Après une phase de concertation, de débat et de premières analyses, nous nous mettons d’accord : le bloom est à 30 mètres. Commence alors un ballet scientifique qui va durer plusieurs heures, où des centaines de litres d’eau vont être ramenés sur le bateau pour être filtrés, pompés, fixés, pris en photo, quantifiés. Tous ces échantillons vont être finalement stockés dans les entrailles de la goélette avant leur envoi dans les laboratoires partenaires à travers le monde.

Grâce à cette expédition, nous serons en mesure de comprendre pourquoi un bloom se termine et quelles sont ses conséquences sur l’ensemble de la communauté microbienne. Meurt-il à cause des virus ? Des prédateurs ? Ou simplement parce qu’il n’y a plus de sels nutritifs ? Peut-on trouver des traces de virus microbiens dans l’air, comme nous l’avons montré par le passé ? Quels sont les signaux chimiques laissés derrière lui par le bloom ? Aujourd’hui, certains blooms peuvent produire des molécules toxiques, appauvrir les eaux en oxygène ou même contaminer l’eau que l’on boit. Lorsque ça déraille, on le voit aussi de l’espace. L’eau devient rouge, comme du sang. Devant ces photos,
je ne peux m’empêcher de penser que nous sommes en train de regarder la plaie ouverte d’une planète qui saigne.

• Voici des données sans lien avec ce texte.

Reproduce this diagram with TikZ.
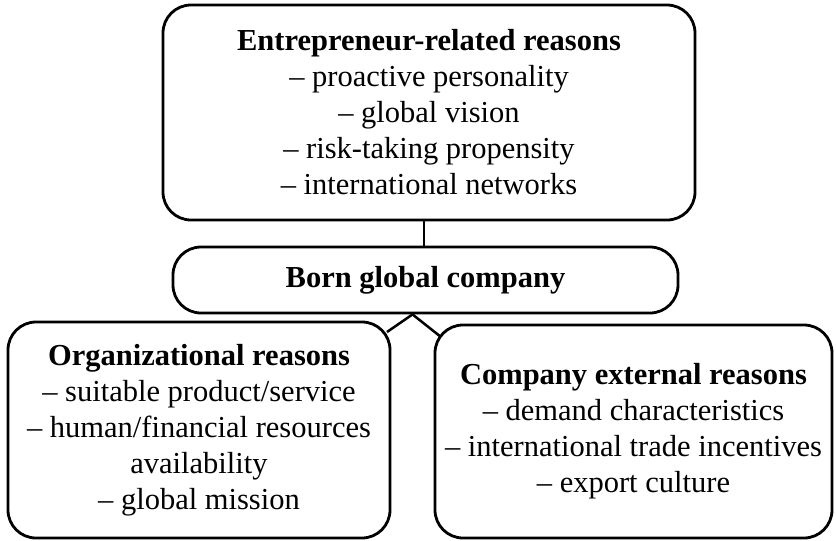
\documentclass[tikz,border=0pt]{standalone}
\usepackage{fontspec}
\setmainfont{Liberation Serif}
\begin{document}
\begin{tikzpicture}[x=1pt, y=-1pt,
  reasonbox/.style = {draw, line width=2.8pt, rounded corners=28pt, fill=white,
    align=center, inner sep=0pt, font=\fontsize{30.5}{36}\selectfont},
  link/.style = {line width=2.5pt}]
  \useasboundingbox (0,0) rectangle (836,541);
  % company in the middle
  \node[reasonbox, minimum width=505pt, minimum height=66pt] (born) at (425.5,280)
  {\textbf{Born global company}};
  % the three groups of reasons
  \node[reasonbox, minimum width=532pt, minimum height=215pt] (entre) at (429,112.5)
  {\textbf{Entrepreneur-related reasons}\\ -- proactive personality\\ -- global vision\\
    -- risk-taking propensity\\ -- international networks};
  \node[reasonbox, minimum width=382pt, minimum height=216pt] (org) at (199,430)
  {\textbf{Organizational reasons}\\ -- suitable product/service\\
    -- human/financial resources\\ availability\\ -- global mission};
  \node[reasonbox, minimum width=397pt, minimum height=213pt] (ext) at (633.5,431.5)
  {\textbf{Company external reasons}\\ -- demand characteristics\\
    -- international trade incentives\\ -- export culture};
  % links between the boxes
  \coordinate (apex) at ([xshift=-13pt]born.south);
  \coordinate (orgjoin) at (387,332);
  \coordinate (extjoin) at (441,337);
  \draw[link] ([xshift=-1.5pt]born.north) -- ([xshift=-1.5pt]born.north |- entre.south);
  \draw[link] (apex) -- (orgjoin);
  \draw[link] (apex) -- (extjoin);
\end{tikzpicture}
\end{document}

Extrait de Rituel planctonique, de Flora Vincent et Antoine Bertin

Flora Vincent & Antoine Bertin Directrice de laboratoire au sein de l’EMBL (Laboratoire européen de biologie moléculaire), Flora Vincent étudie depuis son doctorat les échantillons récoltés par la goélette Tara. Elle a pris part aux expéditions Tara Oceans en 2012 et Tara Pacific en 2017, puis à celle dans la baie de Biscaye en 2019, avant d’être cheffe scientifique sur une portion de l’expédition Tara Microbiomes en 2021. De cette mission qui l’a menée à Ushuaïa pour observer un phénomène naturel annuel, le bloom, elle et Antoine Bertin, artiste en résidence à bord du bateau, ont tiré une performance sonore. Le livret, qu’ils ont coécrit et dont ce texte est extrait, répond aux enregistrements et arrangements réalisés par l’artiste à partir de données recueillies durant les jours passés mer.